Le groupe semencier et de biotechnologies américain Monsanto a renoncé mercredi à racheter son concurrent suisse Syngenta face au refus de ce dernier d'accepter une proposition qui aurait créé un géant des semences agricoles.

Syngenta, née en 2000 de la fusion des activités dans l'agrochimie du Britannique AstraZeneca et du Suisse Novartis, avait rejeté à plusieurs reprises depuis mai les avances de Monsanto qui avait porté récemment son offre à 470 francs suisses par action pour tenter de vaincre ses résistances.

«Syngenta a fait savoir que la proposition améliorée de Monsanto ne répondait pas aux attentes financières de Syngenta», a indiqué le groupe américain dans un communiqué en précisant que, dans ces conditions, «il n'allait pas poursuivre sa proposition pour une combinaison avec Syngenta».

Monsanto a confirmé qu'il avait transmis le 18 août une proposition encore améliorée évaluant Syngenta à 470 francs suisses par action, dont 245 francs suisses en numéraire, au lieu de 449 francs suisses précédemment. Cela portait le montant total à 46 milliards de dollars et aurait offert aux actuels actionnaires du groupe suisse 30% de la nouvelle entité.

Cette offre augmentait également le dédommagement en cas d'échec de la fusion avant sa finalisation («break-up fee») à 3 milliards de dollars au lieu de 2 milliards précédemment.
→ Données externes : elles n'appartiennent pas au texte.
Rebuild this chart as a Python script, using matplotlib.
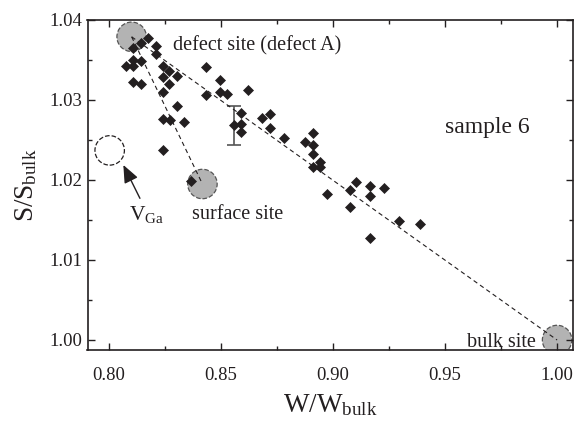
import matplotlib
matplotlib.use("Agg")
import matplotlib.pyplot as plt
from matplotlib.ticker import MultipleLocator

plt.rcParams['font.family'] = ['Liberation Serif', 'DejaVu Serif']
plt.rcParams['mathtext.default'] = 'regular'

# measured points (W/Wbulk, S/Sbulk)
w_vals = [0.8175, 0.8142, 0.8210, 0.8109, 0.8210, 0.8109, 0.8142, 0.8076, 0.8109, 0.8239,
          0.8433, 0.8270, 0.8239, 0.8302, 0.8494, 0.8109, 0.8142, 0.8270, 0.8239, 0.8433,
          0.8494, 0.8525, 0.8622, 0.8302, 0.8239, 0.8272, 0.8334, 0.8590, 0.8558, 0.8590,
          0.8590, 0.8685, 0.8719, 0.8719, 0.8783, 0.8239, 0.8911, 0.8877, 0.8911, 0.8911,
          0.8942, 0.8911, 0.8942, 0.8365, 0.9101, 0.9074, 0.9167, 0.9229, 0.9167, 0.8975,
          0.9074, 0.9167, 0.9293, 0.9388]
s_vals = [1.0377, 1.0371, 1.0368, 1.0365, 1.0357, 1.0350, 1.0349, 1.0342, 1.0343, 1.0343,
          1.0341, 1.0336, 1.0329, 1.0330, 1.0325, 1.0322, 1.0320, 1.0320, 1.0310, 1.0306,
          1.0310, 1.0308, 1.0312, 1.0292, 1.0276, 1.0275, 1.0273, 1.0284, 1.0269, 1.0270,
          1.0260, 1.0277, 1.0282, 1.0265, 1.0253, 1.0237, 1.0259, 1.0247, 1.0244, 1.0232,
          1.0222, 1.0216, 1.0216, 1.0199, 1.0197, 1.0187, 1.0193, 1.0190, 1.0180, 1.0182,
          1.0166, 1.0128, 1.0149, 1.0145]

# representative error bar
err_w = 0.8558
err_s = 1.02683
err_ds = 0.00245

# site positions
site_names = ['defect', 'surface', 'vga', 'bulk']
site_w = [0.8101, 0.8417, 0.8003, 1.0000]
site_s = [1.0379, 1.0195, 1.0237, 1.0000]

fig = plt.figure(figsize=(5.76, 4.24), dpi=100)
ax = fig.add_axes([87.5 / 576, 1 - 350 / 424, 485.5 / 576, 330 / 424])

ink = '#231f20'

# dashed guide lines from defect site
ax.plot([site_w[0], site_w[3]], [site_s[0], site_s[3]], ls=(0, (4, 3)), lw=0.8, color=ink, zorder=3)
ax.plot([site_w[0], site_w[1]], [site_s[0], site_s[1]], ls=(0, (4, 3)), lw=0.8, color=ink, zorder=3)

# site circles
gray_idx = [0, 1, 3]
ax.scatter([site_w[i] for i in gray_idx], [site_s[i] for i in gray_idx], s=450,
           facecolor='#b3b3b3', edgecolor='#555555', linewidths=0.9, linestyle='--', zorder=1)
ax.scatter([site_w[2]], [site_s[2]], s=450, facecolor='white', edgecolor=ink,
           linewidths=0.9, linestyle='--', zorder=1)

ax.plot(w_vals, s_vals, 'D', ms=4.8, color=ink, mec=ink, mew=0.5, zorder=4)
ax.errorbar([err_w], [err_s], yerr=[err_ds], fmt='none', ecolor='#555555',
            elinewidth=1.2, capsize=5, capthick=1.2, zorder=2)

ax.text(0.8286, 1.03625, 'defect site (defect A)', fontsize=14.5, color=ink)
ax.text(0.9500, 1.02584, 'sample 6', fontsize=17, color=ink)
ax.text(0.8369, 1.01509, 'surface site', fontsize=14.5, color=ink)
ax.text(0.9597, 0.99916, 'bulk site', fontsize=14.5, color=ink)
ax.text(0.8091, 1.0150, r'$V_{Ga}$', fontsize=15.5, color=ink)
ax.annotate('', xy=(0.8064, 1.02188), xytext=(0.8138, 1.01771),
            arrowprops=dict(arrowstyle='-|>,head_length=0.6,head_width=0.25',
                            color=ink, lw=1.0, mutation_scale=18, shrinkA=0, shrinkB=0))

ax.set_xlim(0.7904, 1.0071)
ax.set_ylim(0.99875, 1.04)
ax.xaxis.set_major_locator(MultipleLocator(0.05))
ax.xaxis.set_minor_locator(MultipleLocator(0.025))
ax.yaxis.set_major_locator(MultipleLocator(0.01))
ax.yaxis.set_minor_locator(MultipleLocator(0.005))
ax.xaxis.set_major_formatter(plt.FormatStrFormatter('%.2f'))
ax.yaxis.set_major_formatter(plt.FormatStrFormatter('%.2f'))
ax.tick_params(which='both', direction='in', top=True, right=True, color=ink,
               labelcolor=ink, labelsize=13.5, width=1.0)
ax.tick_params(axis='x', which='both', pad=12)
ax.tick_params(axis='y', which='both', pad=4)
ax.tick_params(which='major', length=5)
ax.tick_params(which='minor', length=3)
for sp in ax.spines.values():
    sp.set_linewidth(1.2)
    sp.set_color(ink)

ax.set_xlabel(r'$W/W_{bulk}$', fontsize=19.5, color=ink, labelpad=6)
ax.set_ylabel(r'$S/S_{bulk}$', fontsize=19.5, color=ink, labelpad=7)

fig.savefig('out.png', dpi=100)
«Mais, faute de recevoir un engagement constructif de Syngenta, Monsanto va continuer de se concentrer sur ses opportunités de croissance sur la base de ses propres activités pour apporter à l'agriculture une nouvelle vague d'innovations», indique le communiqué.

Syngenta a réagi à la décision de Monsanto en indiquant mercredi qu'il avait rejeté la dernière offre, car «elle sous-évaluait de manière importante l'entreprise et comportait beaucoup de risques».

«Même pas une tasse de café»

Le président du Conseil d'administration du groupe suisse, Michel Demaré, n'avait pas mâché ses mots au sujet du groupe américain dans des déclarations fin juillet.

«Comprenez: c'est la troisième fois que Monsanto vient frapper à notre porte», avait-il lancé. «Si vous avez une belle maison et que quelqu'un veut l'acheter à un prix qui ne reflète pas sa valeur, la première fois vous dites gentiment non, merci. La deuxième fois, aussi. Mais la troisième fois, vous n'offrez même pas une tasse de café», avait-il dit. «On en est là».

Selon le patron de Syngenta, Michael Mack, qui s'exprimait à la même occasion, l'intérêt de Monsanto s'expliquait par la stratégie intégrée mise en oeuvre par Syngenta, qui consiste à vendre sous un même toit les semences et les produits de protection des cultures.

«Ils n'ont nulle part où aller», avait-il déclaré à l'adresse de Monsanto, ajoutant qu'il ne voyait «pas de raison pour laquelle Syngenta serait obligée de les aider».

Mais c'est Syngenta qui semblait mercredi faire les frais de son refus. Le cours de l'action Monsanto bondissait sur la Bourse de New York de 7,1% à 95,78 dollars alors que les actions Syngenta, cotées à Zurich et à New York, s'effondraient sur cette dernière place de 11,5% à 69,14 dollars vers 11h40.

Monsanto est célèbre pour ses semences génétiquement modifiées, notamment le maïs. Syngenta est également présente dans les OGM, dans maïs, le riz et le soja.

Le groupe américain, basé à Saint Louis (Missouri, centre) est aussi connu pour ses produits de protection des cultures et les herbicides, comme le Round-up alors que Syngenta commercialise le Cruiser, accusé par les défenseurs de l'environnement de tuer les abeilles.

Monsanto cherchait, en tentant d'acquérir Syngenta, à se développer l'agriculture analytique et la gestion des risques. Ceux-ci portent sur le développement de technologies permettant d'obtenir des informations fiables (qualité des terres...) pour aider fermiers et agriculteurs à améliorer leurs récoltes.

Mais les réticences du groupe suisse s'appuyaient également sur ses craintes de voir les autorités de la concurrence retoquer l'opération, Monsanto occupant la place de numéro un mondial des semences tandis que Syngenta se classe en troisième position dans ce secteur et au premier rang pour les produits de traitement des récoltes.